Der neue E-SUV verbucht mit einem Testverbrauch von 22,3 kWh/ 100 km eine Reichweite von 394 Kilometern. Wer auf Fernreisen unterwegs von 10 auf 80 Prozent Akkufüllstand lädt, kann zwischen den Ladestopps 276 Kilometer fahren. Das ist schon ordentlich, jedoch dauert eine 10-auf-80-Prozent-Ladung 35 Minuten. Das ist ein recht typischer Wert für ein 400-Volt-Auto, aber halt eine lange Zeit am Rasthof.
157 kW für 2.147 kg
Wenn die maximale Reichweite nicht ganz oben auf der Prioritätenliste steht, kann der Opel in 13 Sekunden von 100 auf 160 km/h ziehen, im Normalmodus geht das nur per Kick-down. Der Sprintwert (9,1 Sekunden von 0 auf 100 km/h) ist für einen 2.147 kg schweren SUV mit 157 kW (213 PS) leistungsgemäß, allerdings greift bereits bei 170 km/h der Tempobegrenzer ein. Abseits der Autobahn geht’s speziell aus dem Stand nicht ansatzweise explosiv vorwärts, was jedoch für viele E-Fronttriebler gilt, die so ihre Reifen schonen. Flott genug beschleunigt der Opel zwar, aber nicht spürbar antrittsstärker als beispielsweise ein VW Tayron eHybrid im Elektromodus – der ist für einen Plug-in zwar sehr zügig, trotzdem leistet seine E-Maschine 98 PS weniger als die des Grandland.
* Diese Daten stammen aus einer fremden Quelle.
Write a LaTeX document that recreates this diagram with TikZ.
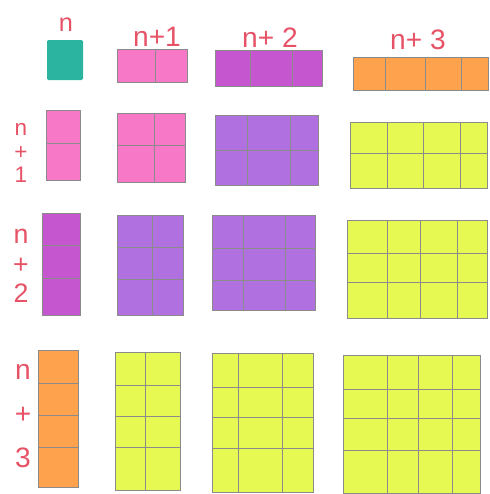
\documentclass[tikz,border=0pt]{standalone}
\usepackage{fontspec}
\setmainfont{Liberation Sans}
\usepackage{xcolor}
\usepackage{tikz}
\definecolor{tealsq}{HTML}{2BB5A0}
\definecolor{pinkblk}{HTML}{F878C8}
\definecolor{purpleblk}{HTML}{B070E0}
\definecolor{magentablk}{HTML}{C656D0}
\definecolor{orangeblk}{HTML}{FFA24E}
\definecolor{limeblk}{HTML}{E6F852}
\definecolor{penred}{HTML}{E65266}
\definecolor{pencil}{HTML}{5A5A5A}

% colour, x1, y1, x2, y2, vertical lines, horizontal lines
\newcommand\gridblock[7]{%
  \fill[#1] (#2,#3) rectangle (#4,#5);
  \draw[pencilline] (#2,#3) rectangle (#4,#5);
  \foreach \gx in {#6} {\draw[pencilline] (\gx,#3) -- (\gx,#5);}
  \foreach \gy in {#7} {\draw[pencilline] (#2,\gy) -- (#4,\gy);}
}

\begin{document}
\begin{tikzpicture}[
  x=0.025cm,y=-0.025cm,
  pencilline/.style={draw=pencil!70,line width=0.4pt},
  collbl/.style={text=penred,font=\fontsize{20}{24}\selectfont,inner sep=0pt},
  rowlbl/.style={text=penred,align=center,inner sep=0pt}
]
\useasboundingbox (0,0) rectangle (489,494);
% column heads
\node[collbl,font=\fontsize{18}{20}\selectfont] (hn) at (66,25) {n};
\node[collbl] (hn1) at (157,37) {n+1};
\node[collbl] (hn2) at (270,38) {n+ 2};
\node[collbl] (hn3) at (418,40) {n+ 3};
% row heads
\node[rowlbl,font=\fontsize{16}{17}\selectfont] (rn1) at (21,153) {n\\+\\1};
\node[rowlbl,font=\fontsize{19}{21}\selectfont] (rn2) at (21,266) {n\\+\\2};
\node[rowlbl,font=\fontsize{20}{31}\selectfont] (rn3) at (23,416) {n\\+\\3};
% top row
\fill[tealsq,rounded corners=1pt] (47,40) rectangle (83,80);
\gridblock{pinkblk}{117}{49}{187}{82}{155}{49}
\gridblock{magentablk}{215}{50}{322}{86}{250,292}{50}
\gridblock{orangeblk}{353}{57}{488}{90}{385,425,461}{57}
% left column
\gridblock{pinkblk}{46}{110}{80}{180}{46}{143}
\gridblock{magentablk}{42}{213}{80}{315}{42}{245,278}
\gridblock{orangeblk}{38}{350}{78}{487}{38}{383,415,447}
% n+1 column
\gridblock{pinkblk}{117}{113}{185}{182}{154}{145}
\gridblock{purpleblk}{117}{215}{183}{315}{152}{247,279}
\gridblock{limeblk}{115}{352}{180}{490}{145}{385,416,447}
% n+2 column
\gridblock{purpleblk}{215}{115}{318}{185}{247,290}{150}
\gridblock{purpleblk}{212}{215}{315}{310}{243,285}{248,280}
\gridblock{limeblk}{212}{353}{313}{492}{238,282}{387,417,448}
% n+3 column
\gridblock{limeblk}{350}{122}{487}{188}{387,423,460}{153}
\gridblock{limeblk}{347}{220}{487}{318}{387,420,457}{253,282}
\gridblock{limeblk}{343}{355}{480}{493}{387,418,452}{389,418,450}
\end{tikzpicture}
\end{document}
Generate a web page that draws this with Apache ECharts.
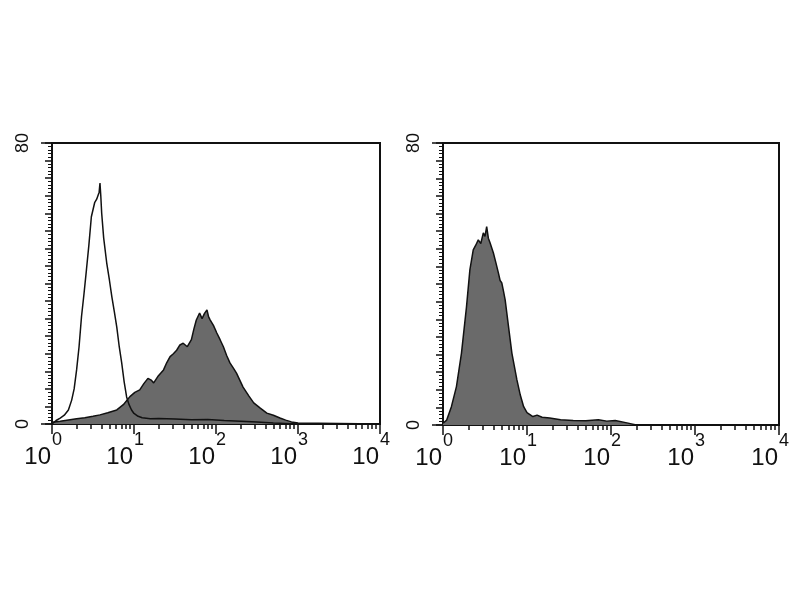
<!DOCTYPE html>
<html>
<head>
  <meta charset="UTF-8" />
  <title>Histograms</title>
  <script src="https://cdn.jsdelivr.net/npm/echarts@6/dist/echarts.min.js"></script>
  <style>
    body { margin: 0; background: #fff; }
    #chart { width: 800px; height: 600px; }
  </style>
</head>
<body>
  <div id="chart"></div>
  <script>
    // x values are in decades (log10 of fluorescence), y values are counts
    const decades = [0, 1, 2, 3, 4];
    const yLabels = [0, 80];

    // left panel, isotype control (open line)
    const ctrlX = [0, 0.05, 0.1, 0.15, 0.2, 0.24, 0.27, 0.30, 0.33, 0.36, 0.39, 0.42, 0.45, 0.48, 0.50, 0.52, 0.545, 0.565, 0.575, 0.585, 0.595, 0.606, 0.63, 0.667, 0.70, 0.73, 0.76, 0.79, 0.82, 0.85, 0.88, 0.91, 0.94, 0.97, 1.0, 1.05, 1.1, 1.2, 1.3, 1.5, 1.7, 1.9, 2.1, 2.3, 2.5, 2.7, 3.0, 4.0];
    const ctrlY = [0, 1, 1.7, 2.5, 4, 6.8, 10, 15.4, 22, 30.6, 37, 43.9, 51, 59, 61, 63, 64, 64.4, 66, 68.6, 65, 60, 53, 45.9, 41, 36.2, 32, 27.6, 22, 17.4, 12, 7.7, 5.5, 4, 3, 2.2, 1.8, 1.5, 1.6, 1.4, 1.2, 1.3, 1, 0.8, 0.6, 0.3, 0, 0];

    // left panel, stained sample (filled)
    const posX = [0, 0.1, 0.18, 0.3, 0.4, 0.5, 0.585, 0.68, 0.79, 0.87, 0.95, 1.01, 1.07, 1.12, 1.17, 1.21, 1.24, 1.29, 1.36, 1.40, 1.44, 1.48, 1.52, 1.56, 1.60, 1.65, 1.70, 1.73, 1.76, 1.80, 1.83, 1.86, 1.89, 1.91, 1.93, 1.97, 2.01, 2.05, 2.09, 2.13, 2.17, 2.21, 2.25, 2.29, 2.33, 2.40, 2.46, 2.54, 2.62, 2.70, 2.78, 2.85, 2.92, 3.0, 4.0];
    const posY = [0.5, 0.8, 1.1, 1.5, 1.8, 2.2, 2.6, 3.2, 4, 5.5, 7.8, 9, 9.7, 11.5, 13, 12.5, 11.7, 13.5, 15.4, 17.5, 19.2, 20, 21, 22.5, 23, 22, 24, 27, 29.6, 31.6, 30, 31.5, 32.5, 30.5, 29.6, 28, 25.9, 24, 22, 19.5, 17.4, 16, 14.5, 12.5, 10.5, 8, 6, 4.5, 3.1, 2.5, 1.7, 1.1, 0.6, 0.3, 0];

    // right panel (filled)
    const rightX = [0, 0.044, 0.1, 0.16, 0.22, 0.28, 0.32, 0.36, 0.39, 0.42, 0.45, 0.48, 0.50, 0.52, 0.54, 0.56, 0.60, 0.63, 0.66, 0.68, 0.70, 0.72, 0.74, 0.78, 0.82, 0.88, 0.92, 0.96, 1.0, 1.07, 1.12, 1.18, 1.27, 1.4, 1.55, 1.7, 1.85, 1.95, 2.05, 2.19, 2.3, 4.0];
    const rightY = [0.5, 1.4, 5.2, 10.9, 20.4, 33.6, 44, 49.7, 51, 52.5, 51.5, 54.5, 53.5, 56.3, 53, 51.7, 48.8, 46, 43.1, 41, 40.3, 38, 35.5, 27.9, 20.4, 12.8, 8.5, 5.2, 3.5, 2.4, 2.8, 2.2, 2, 1.5, 1.3, 1.2, 1.5, 1.1, 1.3, 0.6, 0, 0];

    const ink = '#111';
    const fill = '#6a6a6a';
    const font = '"Liberation Sans", Arial, sans-serif';

    // log minor tick positions 2..9 in each decade
    const minorTicks = [];
    for (let d = 0; d < 4; d++) {
      for (let k = 2; k <= 9; k++) minorTicks.push(d + Math.log10(k));
    }

    const zip = (xs, ys) => xs.map((x, i) => [x, ys[i]]);

    const grids = [
      { left: 52, top: 143, width: 328, height: 281 },
      { left: 443, top: 143, width: 336, height: 282 }
    ];

    const xAxes = [];
    const yAxes = [];
    const xBase = { type: 'value', min: 0, max: 4, position: 'bottom', splitLine: { show: false } };
    grids.forEach((g, i) => {
      // decade ticks + "10" part of the label
      xAxes.push(Object.assign({}, xBase, {
        gridIndex: i,
        axisLine: { show: true, onZero: false, lineStyle: { color: ink, width: 2 } },
        axisTick: { show: true, customValues: decades, length: 10, lineStyle: { color: ink, width: 1.5 } },
        axisLabel: {
          customValues: decades, margin: 21, align: 'right', padding: [0, 1, 0, 0],
          fontFamily: font, fontSize: 24, color: ink,
          formatter: () => '10'
        }
      }));
      // minor log ticks + exponent part of the label
      xAxes.push(Object.assign({}, xBase, {
        gridIndex: i,
        axisLine: { show: false, onZero: false },
        axisTick: { show: true, customValues: minorTicks, length: 5, lineStyle: { color: ink, width: 1.5 } },
        axisLabel: {
          customValues: decades, margin: 7, align: 'left',
          fontFamily: font, fontSize: 18, color: ink,
          formatter: v => String(v)
        }
      }));
      // count axis with dense ticks
      yAxes.push({
        type: 'value', gridIndex: i, min: 0, max: 80, interval: 5, position: 'left',
        axisLine: { show: true, onZero: false, lineStyle: { color: ink, width: 2 } },
        axisTick: { show: true, length: 7, lineStyle: { color: ink, width: 1.5 } },
        minorTick: { show: true, splitNumber: 5, length: 4, lineStyle: { color: ink, width: 1 } },
        axisLabel: { show: false },
        splitLine: { show: false }
      });
      // 0 / 80 labels
      yAxes.push({
        type: 'value', gridIndex: i, min: 0, max: 80, position: 'left',
        axisLine: { show: false, onZero: false },
        axisTick: { show: true, customValues: yLabels, length: 11, lineStyle: { color: ink, width: 1.5 } },
        axisLabel: {
          customValues: yLabels, rotate: 90, margin: 20,
          fontFamily: font, fontSize: 18, color: ink
        },
        splitLine: { show: false }
      });
    });

    const filled = (xi, yi, data) => ({
      type: 'line', xAxisIndex: xi, yAxisIndex: yi, data,
      symbol: 'none', silent: true,
      lineStyle: { color: ink, width: 1.5 },
      areaStyle: { color: fill, opacity: 1 }
    });

    const chart = echarts.init(document.getElementById('chart'), null, { renderer: 'canvas' });
    chart.setOption({
      backgroundColor: '#fff',
      animation: false,
      grid: grids.map(g => Object.assign({
        show: true, borderColor: ink, borderWidth: 2, backgroundColor: 'transparent',
        containLabel: false, outerBoundsMode: 'none'
      }, g)),
      xAxis: xAxes,
      yAxis: yAxes,
      series: [
        filled(0, 0, zip(posX, posY)),
        {
          type: 'line', xAxisIndex: 0, yAxisIndex: 0, data: zip(ctrlX, ctrlY),
          symbol: 'none', silent: true,
          lineStyle: { color: ink, width: 1.5 }
        },
        filled(2, 2, zip(rightX, rightY))
      ]
    });
  </script>
</body>
</html>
Die Rekuperationseinstellungen des Opel-Motors werden per Lenkradwippen gesetzt und umfassen drei Stufen, jedoch keinen Freilauf- oder Einpedalmodus. Immerhin genügt die stärkste Stufe in der Stadt oft, um erst beim Anhalten auf die Bremse zu müssen. Das gelingt mit ein wenig Feingefühl sehr ruckarm und öfters auch ruckfrei. Auch die Dosierung beim kräftigen Bremsen klappt anständig, wenngleich der Pedalwiderstand dabei etwas zu gering wirkt.
Lasche Bremskraft
Nur das mit dem kräftigen Bremsen selbst läuft bei diesem Testwagen nicht so, wie es soll: 100 auf 0 km/h in 39,2 Metern mit kalter Anlage sind bereits eine inakzeptable Verzögerungsleistung, und bei warmen Komponenten steigt der Wert gar auf 40,1 Meter. In seinem Zeugnis fängt sich der Opel-SUV hier die Note sechs plus ein, denn für diese Bremswege gibt es nur 4 von 45 Punkten.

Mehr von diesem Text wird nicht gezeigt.